> _What is asked_
Below are some entries. Transcribe the lines from the one holding "Emit a web page" to the one holding "const FONT = 'DejaVu Sans';", inclusive, but not the pictures among them.

> _Provided entries_
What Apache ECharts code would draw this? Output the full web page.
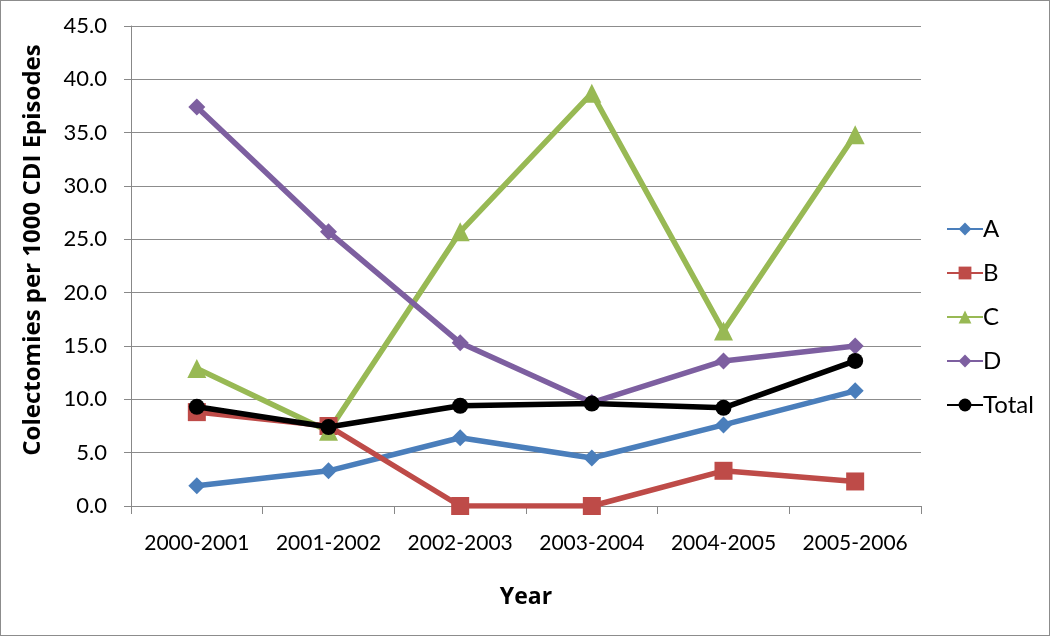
<!DOCTYPE html>
<html>
<head>
<meta charset="utf-8">
<script src="https://cdn.jsdelivr.net/npm/echarts@6/dist/echarts.min.js"></script>
<style>
html,body{margin:0;padding:0;background:#fff;}
#wrap{position:absolute;left:0;top:0;width:1048px;height:634px;border:1px solid #8c8c8c;}
#chart{width:1048px;height:634px;}
</style>
</head>
<body>
<div id="wrap"><div id="chart"></div></div>
<script>
const categories = ['2000-2001','2001-2002','2002-2003','2003-2004','2004-2005','2005-2006'];
const seriesA = [1.9, 3.3, 6.4, 4.5, 7.6, 10.8];
const seriesB = [8.8, 7.5, 0.0, 0.0, 3.3, 2.3];
const seriesC = [12.9, 7.0, 25.7, 38.7, 16.4, 34.8];
const seriesD = [37.4, 25.7, 15.3, 9.7, 13.6, 15.0];
const seriesTotal = [9.3, 7.4, 9.4, 9.6, 9.2, 13.6];
const yTicks = [0, 5, 10, 15, 20, 25, 30, 35, 40, 45];

const font = 'Lato, "Open Sans", sans-serif';
const boldFont = '"Open Sans", Lato, sans-serif';
function mk(name, data, color, symbol, size) {
  return {
    name: name, type: 'line', data: data, symbol: symbol, symbolSize: size,
    lineStyle: {color: color, width: 5.5}, itemStyle: {color: color},
    emphasis: {disabled: true}, z: name === 'Total' ? 5 : 2
  };
}
const chart = echarts.init(document.getElementById('chart'));
chart.setOption({
  animation: false,
  grid: {left: 130, right: 128, top: 25, bottom: 129, containLabel: false},
  legend: {
    orient: 'vertical', left: 940, top: 211, itemGap: 20, itemWidth: 36, itemHeight: 16,
    textStyle: {fontFamily: font, fontSize: 24, color: '#000', padding: [0,0,0,-5]},
    data: ['A','B','C','D','Total']
  },
  xAxis: {
    type: 'category', data: categories, boundaryGap: true,
    name: 'Year', nameLocation: 'middle', nameGap: 80,
    nameTextStyle: {fontFamily: boldFont, fontSize: 23, fontWeight: 'bold', color: '#000'},
    axisLine: {lineStyle: {color: '#888'}},
    axisTick: {show: true, length: 8, lineStyle: {color: '#888'}, alignWithLabel: false},
    axisLabel: {fontFamily: font, fontSize: 21, color: '#000', margin: 27, interval: 0, hideOverlap: false}
  },
  yAxis: {
    type: 'value', min: 0, max: 45, interval: 5,
    name: 'Colectomies per 1000 CDI Episodes', nameLocation: 'middle', nameGap: 86, nameRotate: 90,
    nameTextStyle: {fontFamily: boldFont, fontSize: 24, fontWeight: 'bold', color: '#000', padding: [0, 0, 0, 32]},
    axisLine: {show: true, lineStyle: {color: '#888'}},
    axisTick: {show: true, length: 7, lineStyle: {color: '#888'}},
    axisLabel: {fontFamily: font, fontSize: 22, color: '#000', margin: 24,
      formatter: v => yTicks.includes(v) ? v.toFixed(1) : ''},
    splitLine: {lineStyle: {color: '#8c8c8c', width: 1}}
  },
  series: [
    mk('A', seriesA, '#4a7ebb', 'diamond', 17),
    mk('B', seriesB, '#be4b48', 'rect', 18),
    mk('C', seriesC, '#98b954', 'triangle', 19),
    mk('D', seriesD, '#7d5fa0', 'diamond', 17),
    mk('Total', seriesTotal, '#000000', 'circle', 16)
  ]
});
</script>
</body>
</html>
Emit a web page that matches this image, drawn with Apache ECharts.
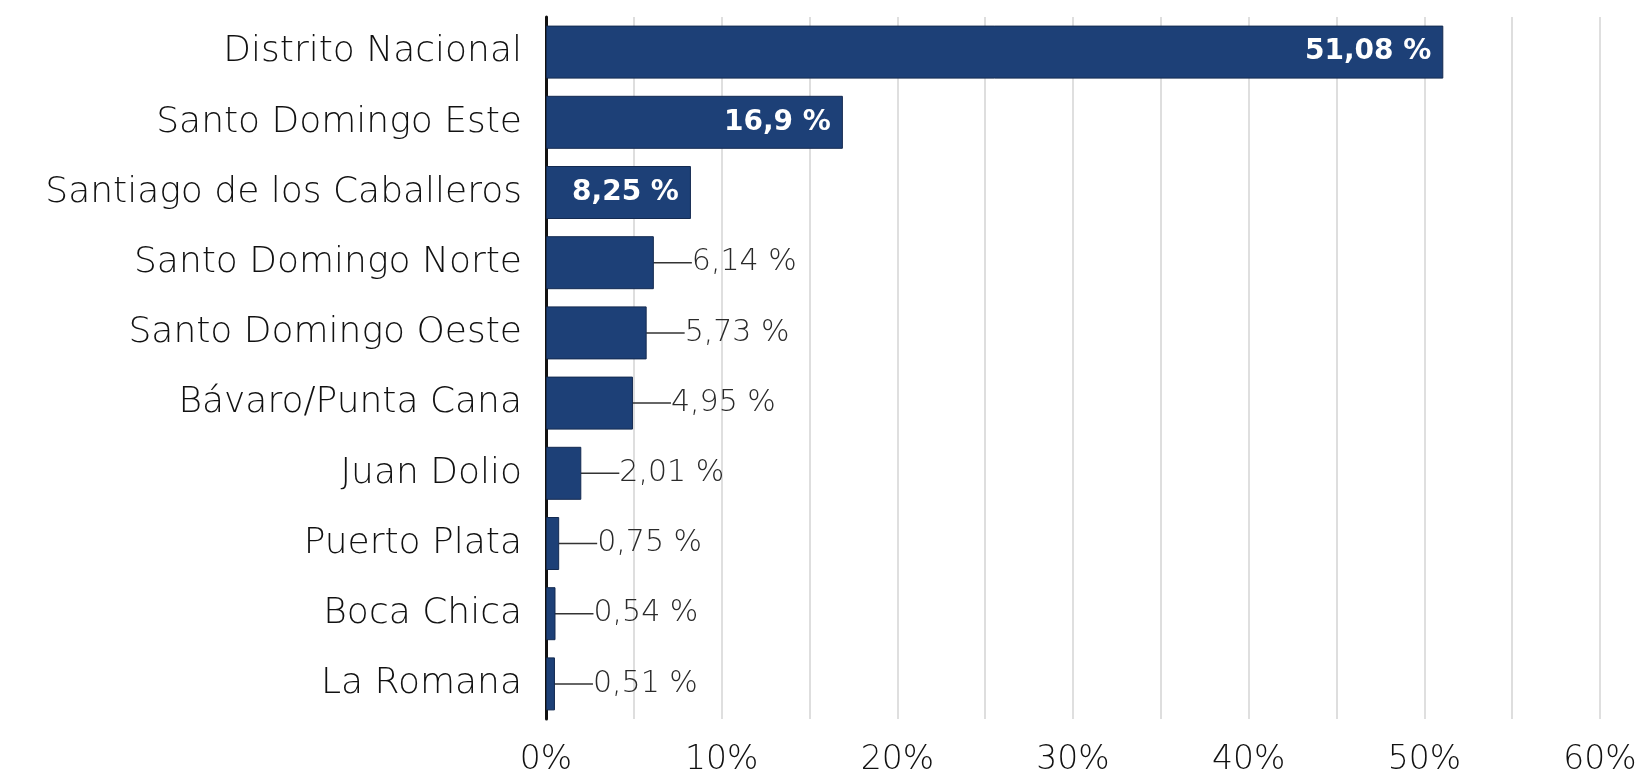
<!DOCTYPE html>
<html>
<head>
<meta charset="utf-8">
<script src="https://cdn.jsdelivr.net/npm/echarts@6/dist/echarts.min.js"></script>
<style>
html,body{margin:0;padding:0;background:#fff;}
#chart{width:1648px;height:779px;}
</style>
</head>
<body>
<div id="chart"></div>
<script>
const categories = ['Distrito Nacional','Santo Domingo Este','Santiago de los Caballeros','Santo Domingo Norte','Santo Domingo Oeste','Bávaro/Punta Cana','Juan Dolio','Puerto Plata','Boca Chica','La Romana'];
const values = [51.08, 16.9, 8.25, 6.14, 5.73, 4.95, 2.01, 0.75, 0.54, 0.51];
const insideCount = 3;
const xTicks = [0, 10, 20, 30, 40, 50, 60];

const fmt = v => String(v).replace('.', ',') + ' %';
const FONT = 'DejaVu Sans';

const data = values.map((v, i) => {
  if (i < insideCount) {
    return {
      value: v,
      label: {show: true, position: 'insideRight', distance: 12, color: '#fff', fontWeight: 'bold', fontSize: 28, fontFamily: FONT, formatter: p => fmt(p.value)},
      labelLine: {show: false}
    };
  }
  return {
    value: v,
    label: {show: true, position: 'right', distance: 0, color: '#2a2a2a', fontWeight: 200, fontSize: 30, fontFamily: FONT, formatter: p => fmt(p.value)},
    labelLine: {show: true, lineStyle: {color: '#333', width: 1.5}}
  };
});

const chart = echarts.init(document.getElementById('chart'), null, {renderer: 'canvas'});
chart.setOption({
  animation: false,
  backgroundColor: '#fff',
  grid: {left: 546, right: 48, top: 17, bottom: 60, containLabel: false},
  xAxis: {
    type: 'value', min: xTicks[0], max: xTicks[xTicks.length - 1], interval: 10,
    axisLine: {show: false}, axisTick: {show: false},
    axisLabel: {formatter: v => v + '%', fontSize: 33, color: '#111', fontWeight: 200, fontFamily: FONT, margin: 25},
    splitLine: {show: true, lineStyle: {color: '#d4d4d4', width: 1.5}},
    minorTick: {show: false, splitNumber: 2},
    minorSplitLine: {show: true, lineStyle: {color: '#d4d4d4', width: 1.5}}
  },
  yAxis: {
    type: 'category', inverse: true, data: categories,
    axisLine: {show: true, lineStyle: {color: '#111', width: 3}},
    axisTick: {show: false},
    axisLabel: {fontSize: 36, color: '#111', fontWeight: 200, fontFamily: FONT, margin: 24}
  },
  series: [{
    type: 'bar', data: data, barWidth: 53,
    itemStyle: {color: '#1d4077', borderColor: '#142a50', borderWidth: 1},
    labelLayout: p => (p.dataIndex >= insideCount ? {dx: 38} : {}),
    z: 3
  }]
});
</script>
</body>
</html>
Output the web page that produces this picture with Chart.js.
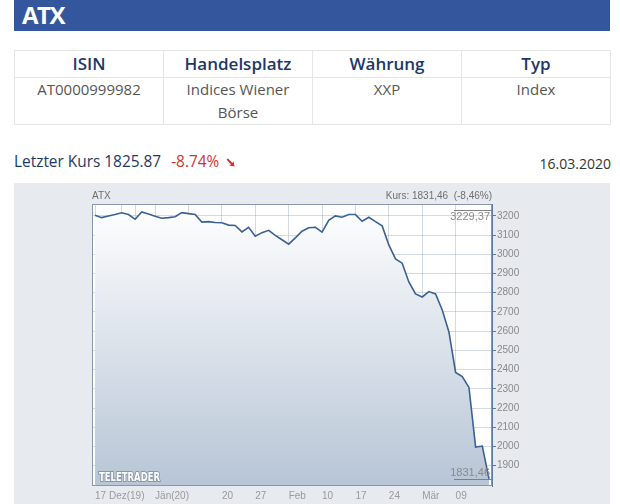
<!DOCTYPE html>
<html lang="de">
<head>
<meta charset="utf-8">
<title>ATX</title>
<script src="https://cdn.jsdelivr.net/npm/chart.js@4.4.1/dist/chart.umd.min.js"></script>
<style>
  body { margin:0; background:#fff; font-family:"Open Sans", sans-serif; width:620px; height:504px; overflow:hidden; position:relative; }
  #kopf { position:absolute; left:14px; top:0; width:596px; height:31px; background:#34569c; }
  #kopf span { position:absolute; left:8px; top:0; color:#fff; font-weight:700; font-size:24px; letter-spacing:-1.5px; line-height:30px; }
  table { position:absolute; left:14px; top:50px; width:597px; border-collapse:collapse; table-layout:fixed; }
  th, td { border:1px solid #e6e6e6; text-align:center; padding:0; }
  th { color:#1e3769; font-weight:600; font-size:17px; height:26px; line-height:26px; }
  td { color:#555; font-size:15px; line-height:23px; vertical-align:top; height:46px; }
  #kurs { position:absolute; left:14px; top:151px; font-size:15.4px; color:#1e3a64; white-space:nowrap; }
  #kurs .neg { color:#d6302e; margin-left:6px; }
  #kurs svg { margin-left:7px; }
  #datum { position:absolute; right:9px; top:154px; font-size:14px; color:#333; }
  #panel { position:absolute; left:14px; top:183px; width:596px; height:321px; background:#e7eaee; }
  #panel canvas { position:absolute; left:0; top:0; }
</style>
</head>
<body>
<div id="kopf"><span>ATX</span></div>
<table>
  <tr><th>ISIN</th><th>Handelsplatz</th><th>Währung</th><th>Typ</th></tr>
  <tr><td>AT0000999982</td><td>Indices Wiener<br>Börse</td><td>XXP</td><td>Index</td></tr>
</table>
<div id="kurs">Letzter Kurs 1825.87 <span class="neg">-8.74%</span><svg width="9" height="9" viewBox="0 0 9 9"><path d="M0.5 1.5 L2 0.5 L6.5 5 L7.5 3 L8.5 8.5 L3 7.5 L5 6.5 Z" fill="#d6302e"/></svg></div>
<div id="datum">16.03.2020</div>
<div id="panel"><canvas id="chart" width="596" height="321"></canvas></div>
<script>
// Handelstage (Index 0 .. 59)
const tage = [
  '17.12.2019','18.12.2019','19.12.2019','20.12.2019','23.12.2019','27.12.2019','30.12.2019',
  '02.01.2020','03.01.2020','06.01.2020','07.01.2020','08.01.2020','09.01.2020','10.01.2020',
  '13.01.2020','14.01.2020','15.01.2020','16.01.2020','17.01.2020','20.01.2020','21.01.2020',
  '22.01.2020','23.01.2020','24.01.2020','27.01.2020','28.01.2020','29.01.2020','30.01.2020',
  '31.01.2020','03.02.2020','04.02.2020','05.02.2020','06.02.2020','07.02.2020','10.02.2020',
  '11.02.2020','12.02.2020','13.02.2020','14.02.2020','17.02.2020','18.02.2020','19.02.2020',
  '20.02.2020','21.02.2020','24.02.2020','25.02.2020','26.02.2020','27.02.2020','28.02.2020',
  '02.03.2020','03.03.2020','04.03.2020','05.03.2020','06.03.2020','09.03.2020','10.03.2020',
  '11.03.2020','12.03.2020','13.03.2020','16.03.2020'
];

// Schlusskurse ATX
const schlusskurse = [
  3204, 3191, 3200, 3207, 3216, 3207, 3183, 3221, 3210, 3198,
  3188, 3191, 3196, 3217, 3212, 3207, 3168, 3170, 3166, 3164,
  3152, 3150, 3117, 3141, 3094, 3113, 3125, 3099, 3076, 3053,
  3086, 3120, 3138, 3141, 3116, 3177, 3200, 3193, 3207, 3207,
  3172, 3193, 3170, 3148, 3049, 2976, 2954, 2856, 2794, 2778,
  2806, 2794, 2710, 2596, 2385, 2364, 2307, 1997, 2002, 1831.46
];

// Achsenbeschriftung
const xTickIndex = [0, 4, 6, 9, 14, 19, 24, 29, 34, 39, 44, 49, 54];
const xTickText = ['17 Dez(19)', '', '', 'Jän(20)', '', '20', '27', 'Feb', '10', '17', '24', 'Mär', '09'];
const yTicks = [1900, 2000, 2100, 2200, 2300, 2400, 2500, 2600, 2700, 2800, 2900, 3000, 3100, 3200];

// Hoch / Tief Markierung und Kopfzeile
const hoch = 3229.37;
const tief = 1831.46;
const titelLinks = 'ATX';
const titelRechts = 'Kurs: 1831,46  (-8,46%)';

const gitterFarbe = 'rgba(120,140,170,0.32)';
const schrift = { family: '"Liberation Sans", Arial, sans-serif', size: 10 };

function fmt(v) {
  return v.toFixed(2).replace('.', ',');
}

// Rahmen, Titel, Hoch/Tief und Logo zeichnen
const rahmen = {
  id: 'rahmen',
  beforeDraw(chart) {
    const { ctx, chartArea: a } = chart;
    ctx.save();
    ctx.fillStyle = '#ffffff';
    ctx.fillRect(a.left, a.top, a.right - a.left, a.bottom - a.top);
    ctx.restore();
  },
  afterDraw(chart) {
    const { ctx, chartArea: a, scales } = chart;
    const y = scales.y;
    ctx.save();
    ctx.strokeStyle = '#8797af';
    ctx.lineWidth = 1;
    ctx.strokeRect(a.left + 0.5, a.top + 0.5, a.right - a.left - 1, a.bottom - a.top - 1);

    ctx.fillStyle = '#6f6f6f';
    ctx.font = '10px "Liberation Sans", Arial, sans-serif';
    ctx.textBaseline = 'middle';
    ctx.textAlign = 'left';
    ctx.fillText(titelLinks, a.left, a.top - 8);
    ctx.textAlign = 'right';
    ctx.fillText(titelRechts, a.right, a.top - 8);

    // Hoch / Tief
    const yH = Math.round(y.getPixelForValue(hoch)) + 0.5;
    const yT = Math.round(y.getPixelForValue(tief)) + 0.5;
    ctx.strokeStyle = '#808080';
    ctx.beginPath();
    ctx.moveTo(a.right - 38, yH); ctx.lineTo(a.right, yH);
    ctx.moveTo(a.right - 38, yT); ctx.lineTo(a.right, yT);
    ctx.stroke();
    ctx.fillStyle = '#8a8a8a';
    ctx.font = '11px "Liberation Sans", Arial, sans-serif';
    ctx.textAlign = 'right';
    ctx.textBaseline = 'top';
    ctx.fillText(fmt(hoch), a.right - 2, yH + 1);
    ctx.textBaseline = 'bottom';
    ctx.fillText(fmt(tief), a.right - 2, yT - 1);

    // Logo
    ctx.font = 'bold 12px "DejaVu Sans Condensed", "DejaVu Sans", sans-serif';
    ctx.textAlign = 'left';
    ctx.textBaseline = 'middle';
    const w = ctx.measureText('TELETRADER').width;
    ctx.translate(a.left + 7, a.bottom - 8);
    ctx.scale(61 / w, 1);
    ctx.lineWidth = 2;
    ctx.strokeStyle = '#8a96a6';
    ctx.strokeText('TELETRADER', 0, 0);
    ctx.fillStyle = '#ffffff';
    ctx.fillText('TELETRADER', 0, 0);
    ctx.restore();
  }
};

const ctx = document.getElementById('chart').getContext('2d');
const chart = new Chart(ctx, {
  type: 'line',
  data: {
    labels: tage,
    datasets: [{
      label: 'ATX',
      data: schlusskurse.map((v, i) => ({ x: i, y: v })),
      borderColor: '#3a6193',
      borderWidth: 1.6,
      pointRadius: 0,
      tension: 0,
      fill: 'start',
      backgroundColor: (c) => {
        const area = c.chart.chartArea;
        if (!area) return 'rgba(0,0,0,0)';
        const g = c.chart.ctx.createLinearGradient(0, area.top, 0, area.bottom);
        g.addColorStop(0, '#ffffff');
        g.addColorStop(1, '#b7c5d6');
        return g;
      }
    }]
  },
  options: {
    responsive: false,
    animation: false,
    devicePixelRatio: 1,
    layout: { padding: { left: 78, right: 78, top: 21, bottom: 0 } },
    plugins: { legend: { display: false }, tooltip: { enabled: false } },
    scales: {
      x: {
        type: 'linear',
        min: -0.45,
        max: 59.45,
        z: 1,
        afterBuildTicks: (s) => { s.ticks = xTickIndex.map(v => ({ value: v })); },
        afterFit: (s) => { s.height = 18; },
        grid: { color: gitterFarbe, drawTicks: false },
        border: { display: false },
        ticks: {
          autoSkip: false,
          maxRotation: 0,
          align: 'start',
          padding: 4,
          color: '#9a9a9a',
          font: schrift,
          callback: (v) => xTickText[xTickIndex.indexOf(v)]
        }
      },
      y: {
        position: 'right',
        min: 1794,
        max: 3262,
        z: 1,
        afterBuildTicks: (s) => { s.ticks = yTicks.map(v => ({ value: v })); },
        afterFit: (s) => { s.width = 40; },
        grid: { color: gitterFarbe, tickLength: 4, tickColor: '#5c7aa3' },
        border: { color: '#5c7aa3' },
        ticks: { color: '#8a8a8a', font: schrift, padding: 1, callback: (v) => String(v) }
      }
    }
  },
  plugins: [rahmen]
});
</script>
</body>
</html>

> _Answer to this task_
Emit a web page that matches this image, drawn with Apache ECharts.
<!DOCTYPE html>
<html>
<head>
<meta charset="utf-8">
<script src="https://cdn.jsdelivr.net/npm/echarts@6/dist/echarts.min.js"></script>
<style>
html,body{margin:0;padding:0;background:#fff;}
#chart{width:1648px;height:779px;}
</style>
</head>
<body>
<div id="chart"></div>
<script>
const categories = ['Distrito Nacional','Santo Domingo Este','Santiago de los Caballeros','Santo Domingo Norte','Santo Domingo Oeste','Bávaro/Punta Cana','Juan Dolio','Puerto Plata','Boca Chica','La Romana'];
const values = [51.08, 16.9, 8.25, 6.14, 5.73, 4.95, 2.01, 0.75, 0.54, 0.51];
const insideCount = 3;
const xTicks = [0, 10, 20, 30, 40, 50, 60];

const fmt = v => String(v).replace('.', ',') + ' %';
const FONT = 'DejaVu Sans';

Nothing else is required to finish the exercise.